* Task objective
Print, word for word, the opening line of the data below and every line after it through the line that contains "2.35, 3.7, 4.8, 6.3, 7.0, 8.6, 10.3, 12.3, 14.5]", but not the pictures.

* Dataset section

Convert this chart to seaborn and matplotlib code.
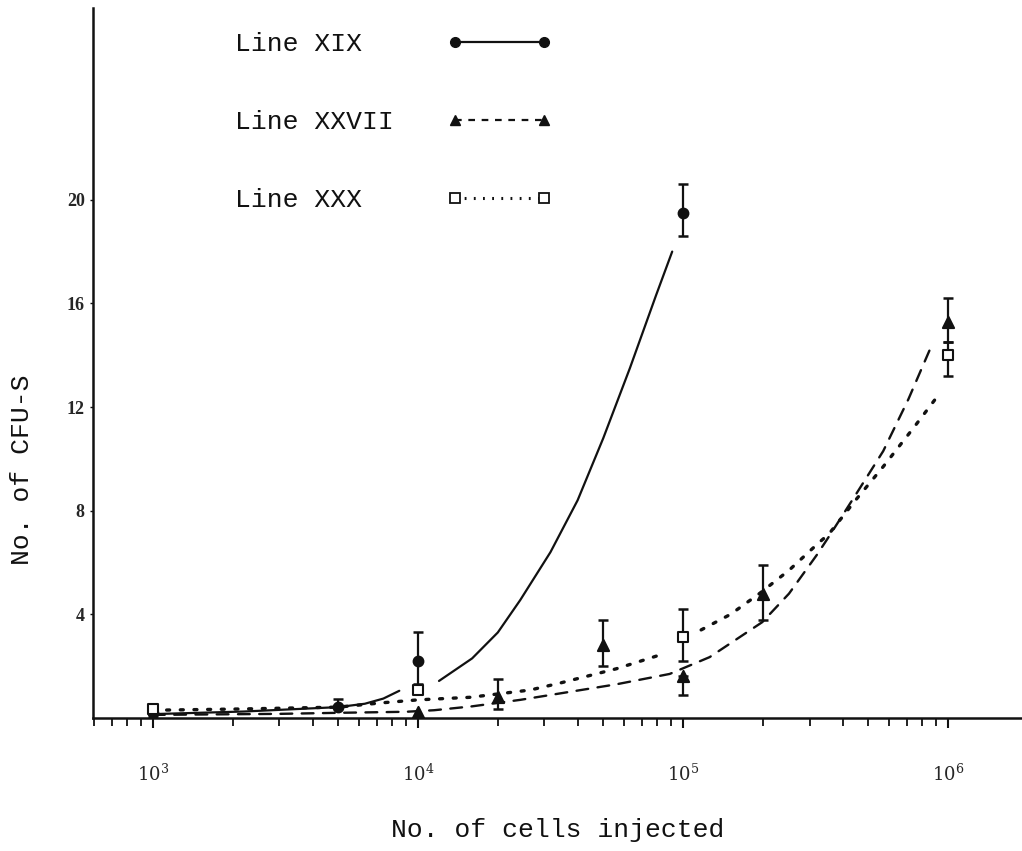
import numpy as np
import pandas as pd
import matplotlib
matplotlib.use("Agg")
import matplotlib.pyplot as plt
from matplotlib.lines import Line2D
from matplotlib.ticker import LogLocator, FixedLocator, NullFormatter
import seaborn as sns

# ---- measured colony counts (mean CFU-S per spleen) ----
xix_cells = [1e3, 5e3, 1e4, 1e5]
xix_cfu = [0.2, 0.42, 2.2, 19.5]
xix_err_hi = [0.0, 0.33, 1.1, 1.1]
xix_err_lo = [0.0, 0.0, 0.9, 0.9]

xxvii_cells = [1e3, 1e4, 2e4, 5e4, 1e5, 2e5, 1e6]
xxvii_cfu = [0.12, 0.23, 0.8, 2.8, 1.62, 4.8, 15.3]
xxvii_err_hi = [0.0, 0.0, 0.7, 1.0, 0.0, 1.1, 0.9]
xxvii_err_lo = [0.0, 0.0, 0.45, 0.8, 0.72, 1.0, 0.8]

xxx_cells = [1e3, 1e4, 1e5, 1e6]
xxx_cfu = [0.35, 1.08, 3.13, 14.0]
xxx_err_hi = [0.0, 0.0, 1.07, 0.5]
xxx_err_lo = [0.0, 0.0, 0.93, 0.8]

# ---- hand-fitted curves through each line (NaN breaks the stroke) ----
xix_fit_cells = [1000, 2200, 5000, 6300, 7400, 8500, np.nan,
                 12000, 16000, 20000, 24300, 31600, 40000, 50000, 63000, 79000, 91000]
xix_fit_cfu = [0.15, 0.25, 0.42, 0.55, 0.75, 1.05, np.nan,
               1.43, 2.3, 3.3, 4.55, 6.4, 8.4, 10.8, 13.5, 16.3, 18.0]

xxvii_fit_cells = [1000, 3000, 5000, 9000, 11500, 16000, 24300, 34400, 56000, 89000,
                   126000, 199000, 251000, 320000, 355000, 447000, 569000, 708000, 877000]
xxvii_fit_cfu = [0.12, 0.16, 0.2, 0.24, 0.3, 0.45, 0.7, 0.95, 1.3, 1.7,
                 2.35, 3.7, 4.8, 6.3, 7.0, 8.6, 10.3, 12.3, 14.5]

xxx_fit_cells = [1000, 2200, 5000, 7200, 10000, 15800, 26500, 34400, 56000, 84000, np.nan,
                 117000, 151000, 194000, 251000, 324000, 355000, 447000, 569000, 741000, 933000]
xxx_fit_cfu = [0.3, 0.35, 0.42, 0.58, 0.7, 0.8, 1.08, 1.35, 1.9, 2.47, np.nan,
               3.4, 4.0, 4.8, 5.7, 6.75, 7.1, 8.4, 9.7, 11.2, 12.55]

line_names = ["Line XIX", "Line XXVII", "Line XXX"]
y_ticks = [4, 8, 12, 16, 20]
x_decades = [3, 4, 5, 6]

sns.set_theme(style="white")
plt.rcParams["font.family"] = ["Liberation Mono", "DejaVu Sans"]
plt.rcParams["mathtext.fontset"] = "dejavuserif"

fig = plt.figure(figsize=(10.22, 8.51), dpi=100)
ax = fig.add_axes([93 / 1022, 1 - 718 / 851, 1 - 93 / 1022, (718 - 8) / 851])

ink = "#111111"
fit_styles = {
    "Line XIX": dict(dashes=None, lw=1.6),
    "Line XXVII": dict(dashes=(5, 4), lw=1.7),
    "Line XXX": dict(dashes=(0.9, 3.2), lw=2.4),
}

fits = [
    ("Line XIX", xix_fit_cells, xix_fit_cfu),
    ("Line XXVII", xxvii_fit_cells, xxvii_fit_cfu),
    ("Line XXX", xxx_fit_cells, xxx_fit_cfu),
]
for name, cx, cy in fits:
    df = pd.DataFrame({"cells": cx, "cfu": cy})
    valid = df["cells"].notna()
    piece = (~valid).cumsum()
    st = fit_styles[name]
    for _, part in df[valid].groupby(piece[valid]):
        sns.lineplot(data=part, x="cells", y="cfu", ax=ax, color=ink,
                     lw=st["lw"], sort=False, estimator=None, legend=False)
        line = ax.lines[-1]
        if st["dashes"] is not None:
            line.set_dashes(st["dashes"])
            line.set_dash_capstyle("round")

points = [
    ("Line XIX", xix_cells, xix_cfu, xix_err_lo, xix_err_hi, "o", ink, 7),
    ("Line XXVII", xxvii_cells, xxvii_cfu, xxvii_err_lo, xxvii_err_hi, "^", ink, 8),
    ("Line XXX", xxx_cells, xxx_cfu, xxx_err_lo, xxx_err_hi, "s", "white", 7.5),
]
for name, px, py, lo, hi, mk, face, ms in points:
    px = np.asarray(px); py = np.asarray(py)
    lo = np.asarray(lo); hi = np.asarray(hi)
    has = (lo > 0) | (hi > 0)
    if has.any():
        ax.errorbar(px[has], py[has], yerr=[lo[has], hi[has]], fmt="none",
                    ecolor=ink, elinewidth=1.6, capsize=3.5, capthick=1.8, zorder=3)
    sns.scatterplot(x=px, y=py, ax=ax, marker=mk, s=ms ** 2, color=face,
                    edgecolor=ink, linewidth=1.5, zorder=4, legend=False)

ax.set_xscale("log")
ax.set_xlim(594, 1.9e6)
ax.set_ylim(0, 27.4)

ax.xaxis.set_major_locator(FixedLocator([10.0 ** d for d in x_decades]))
ax.set_xticklabels([f"$10^{{{d}}}$" for d in x_decades], fontsize=13)
ax.xaxis.set_minor_locator(LogLocator(base=10, subs=np.arange(2, 10), numticks=20))
ax.xaxis.set_minor_formatter(NullFormatter())
ax.tick_params(axis="x", which="major", direction="out", length=7, width=1.5,
               color=ink, pad=26, bottom=True)
ax.tick_params(axis="x", which="minor", direction="out", length=6, width=1.3,
               color=ink, bottom=True)

ax.set_yticks(y_ticks)
ax.set_yticklabels([str(v) for v in y_ticks], fontsize=13, fontweight="bold",
                   family=["Liberation Serif"])
ax.tick_params(axis="y", direction="out", length=2, width=1.0, color=ink,
               pad=4, left=True)

for side in ["top", "right"]:
    ax.spines[side].set_visible(False)
for side in ["left", "bottom"]:
    ax.spines[side].set_color(ink)
    ax.spines[side].set_linewidth(1.8)

ax.set_xlabel("No. of cells injected", fontsize=19, color=ink, labelpad=24)
ax.set_ylabel("No. of CFU-S", fontsize=19, color=ink)
ax.yaxis.set_label_coords(-0.064, (718 - 470) / 710)

# equal-width labels keep the monospaced legend text left-aligned
legend_labels = [n.ljust(10, "\u00a0") for n in line_names]
handles = [
    Line2D([], [], color=ink, lw=1.6, ls="-", marker="o", ms=7),
    Line2D([], [], color=ink, lw=1.6, ls=(0, (3, 3)), marker="^", ms=7),
    Line2D([], [], color=ink, lw=2.2, ls=(0, (0.6, 2.4)), marker="s", ms=7,
           mfc="white", mew=1.3),
]
leg = fig.legend(handles, legend_labels, loc="upper left",
                 bbox_to_anchor=(222 / 1022, 1 - 19 / 851), frameon=False,
                 numpoints=2, markerfirst=False, handlelength=4.0,
                 handletextpad=2.0, labelspacing=2.05, borderpad=0,
                 fontsize=19)
for t in leg.get_texts():
    t.set_color(ink)

fig.savefig("out.png", dpi=100, facecolor="white")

* Finished task
Convert this chart to seaborn and matplotlib code.
import numpy as np
import pandas as pd
import matplotlib
matplotlib.use("Agg")
import matplotlib.pyplot as plt
from matplotlib.lines import Line2D
from matplotlib.ticker import LogLocator, FixedLocator, NullFormatter
import seaborn as sns

# ---- measured colony counts (mean CFU-S per spleen) ----
xix_cells = [1e3, 5e3, 1e4, 1e5]
xix_cfu = [0.2, 0.42, 2.2, 19.5]
xix_err_hi = [0.0, 0.33, 1.1, 1.1]
xix_err_lo = [0.0, 0.0, 0.9, 0.9]

xxvii_cells = [1e3, 1e4, 2e4, 5e4, 1e5, 2e5, 1e6]
xxvii_cfu = [0.12, 0.23, 0.8, 2.8, 1.62, 4.8, 15.3]
xxvii_err_hi = [0.0, 0.0, 0.7, 1.0, 0.0, 1.1, 0.9]
xxvii_err_lo = [0.0, 0.0, 0.45, 0.8, 0.72, 1.0, 0.8]

xxx_cells = [1e3, 1e4, 1e5, 1e6]
xxx_cfu = [0.35, 1.08, 3.13, 14.0]
xxx_err_hi = [0.0, 0.0, 1.07, 0.5]
xxx_err_lo = [0.0, 0.0, 0.93, 0.8]

# ---- hand-fitted curves through each line (NaN breaks the stroke) ----
xix_fit_cells = [1000, 2200, 5000, 6300, 7400, 8500, np.nan,
                 12000, 16000, 20000, 24300, 31600, 40000, 50000, 63000, 79000, 91000]
xix_fit_cfu = [0.15, 0.25, 0.42, 0.55, 0.75, 1.05, np.nan,
               1.43, 2.3, 3.3, 4.55, 6.4, 8.4, 10.8, 13.5, 16.3, 18.0]

xxvii_fit_cells = [1000, 3000, 5000, 9000, 11500, 16000, 24300, 34400, 56000, 89000,
                   126000, 199000, 251000, 320000, 355000, 447000, 569000, 708000, 877000]
xxvii_fit_cfu = [0.12, 0.16, 0.2, 0.24, 0.3, 0.45, 0.7, 0.95, 1.3, 1.7,
                 2.35, 3.7, 4.8, 6.3, 7.0, 8.6, 10.3, 12.3, 14.5]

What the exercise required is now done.